Prolific filmmaker Luc Bourdon is one of Canada’s leading video artists. Over the last 25 years, he has made some fifty works ranging from documentary to drama and experimental pieces. Many of his works, like Ne retenez pas votre souffle (1986), Question de bande (1998), De la parole aux actes (2000), and La grande bibliothèque (2005), focus on the arts and culture.
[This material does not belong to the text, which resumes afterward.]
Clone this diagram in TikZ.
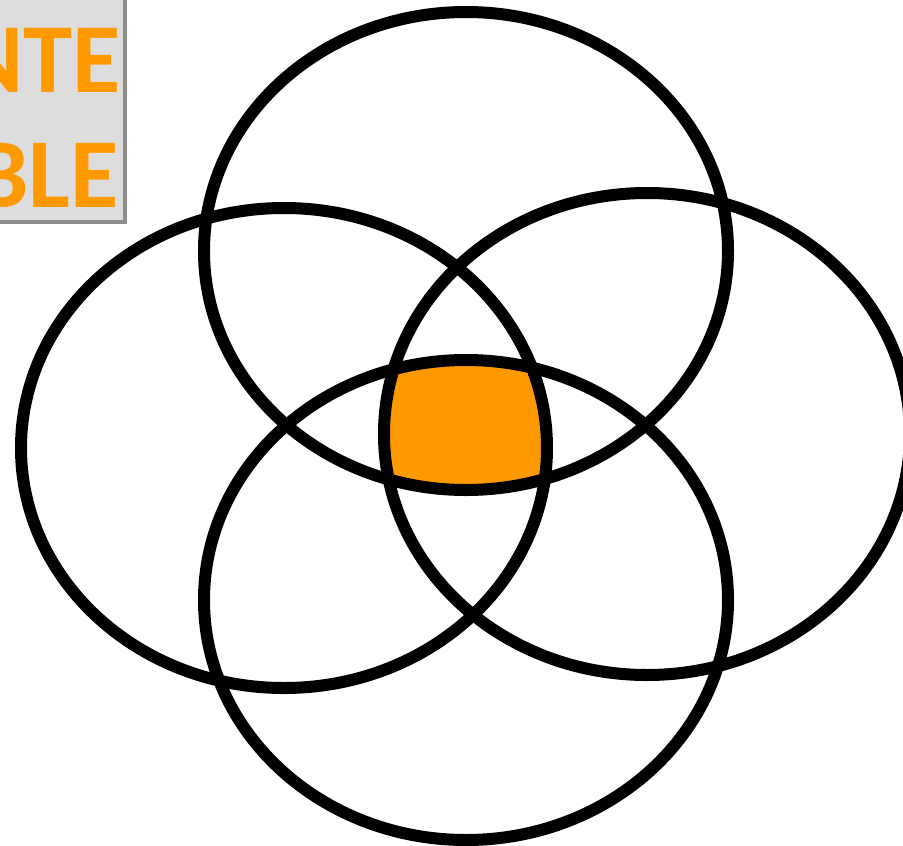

All of his productions draw on the notions of history and memory, themes that also form the crux of The Memory of Angels (2008), Bourdon’s first work for the National Film Board of Canada.
Throughout the 1980s, Bourdon gained recognition through singular works that underscored his originality and probing mind, like Distance (1984, co-directed with François Girard), Touei (1985), and The Story of Feniks and Abdullah (1988). These early works heralded the artist’s propensity for poetry in both language and form, and his emphasis on sensations rather than on realistic representation. Plan de fuite/Flight Plan (1995) and The Memory of Angels eloquently illustrate this. Throughout his multi-faceted career, Bourdon has established himself as a tireless experimenter, an artist who offers up immersive, impressionist worlds (see Classes de maîtres, 2008, his film about the Conservatoire de musique et d’art dramatique du Québec). His practice is marked by a consistent effort to reshape the moving image through a playful approach to sound and image.
He has occasionally departed from the single-channel format to create video installations: his 1986 work Promenades lumières, made with Josette Bélanger, was part of the Cent jours d’art contemporain de Montréal; his 1992 piece Quinto et Hommage consisted of two installations shown at Montreal’s Oboro gallery and elsewhere; and À mille lieux, a site-specific work, showed at the Bonsecours Market as part of the celebrations for Montreal’s 350th anniversary in 1992. Ever ready to engage with other artistic forms, he has also worked in the theatre, notably with René-Daniel Dubois for Michel Garneau’s Guerriers at Espace Go (1997) and Eugène Ionesco’s Exit the King (1999). His consistent, multi-form work earned him the 1998 Bell Canada Award from the Canada Council for the Arts.
A noteworthy presence in Quebec film and video, he has long been associated with artist-run centres and arts organizations, notably as a member of Vidéographe from 1982 to 1998 and of Les Films de l’autre from 1990 to 1996.
In addition to his film work, he has taught videomaking at various universities since 1994. From 2000 to 2003, he was artistic and executive director of the Festival du nouveau cinéma et des nouveaux médias de Montréal (FCMM). He has also been part of numerous think tanks and has helped organize many video events, including La quinzaine de la vidéo (1989, 1998), Heures exquises! (1993) and School’s Out (1995).